Our first container from this year’s harvest is arriving this month and we have many of the coffees from the Prestige Cup likely arriving just after the first of the year. If you know this coffee, I’m sure you’re already in touch with us for new crop and if you do not, I am sure it is a cup that you’ll know soon.
Some additional random notes:
Varietals
- Bourbon
- Jackson (Bourbon varietal)
- Mibirzi (Bourbon varietal)
Processing
Traditional Burundian processing methods are used by the cooperatives/washing stations that we are buying from. This method is where the coffee is pulped and “dry fermented” up to twelve hours before being fully washed with clean mountain water from twelve to twenty four hours and then finally soaked for an additional twelve to eighteen hours before being dried in parchment on raised beds, called African beds in Central American. I got laughs in Kenya many years ago when I referred to the raised beds that way!
Geography and Altitude
Coffee is produced across the country from 750 meters outside Bujumbura to 2000 meters in the northern areas of Kayanza and Ngozi--our personal two favorite areas. We have been buying from 1700 to 2000 meter coffees for many years.

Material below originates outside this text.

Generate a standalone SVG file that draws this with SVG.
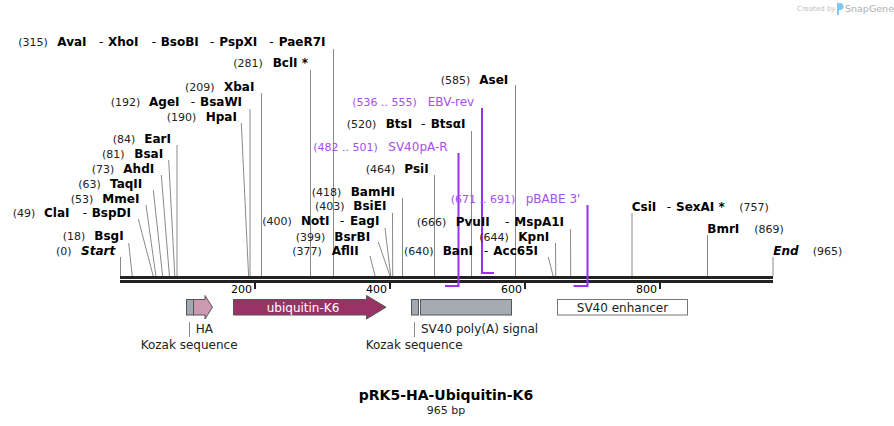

Cafe Imports Strengthens Position in Europe and Australia
In an effort to make high-end specialty coffee available to more people around the globe Café Imports has been warehousing coffee in London and Melbourne the past several years. We will maintain a permanent position for roasters to order from.
A full container of various Colombian microlots from the region of Nariño just landed in London and are available now. Nariño is in the south of Colombia in close proximity to Huila and bordering Ecuador. These coffees exhibit a classic southern-Colombia profile. The IDs for these coffees are: P3762-3767 and appear as “Eniti Limited UK” in our online offerings.
http://tinyurl.com/EnitiLtdOfferings
In the next couple of months we will stock our Australian warehouse with a couple of new coffees. The first two offerings will be a full container of our Brazil Yellow Bourbon, traceable to a specific farm, and a full container of our Colombia Los Naranjos from San Agustin, Huila.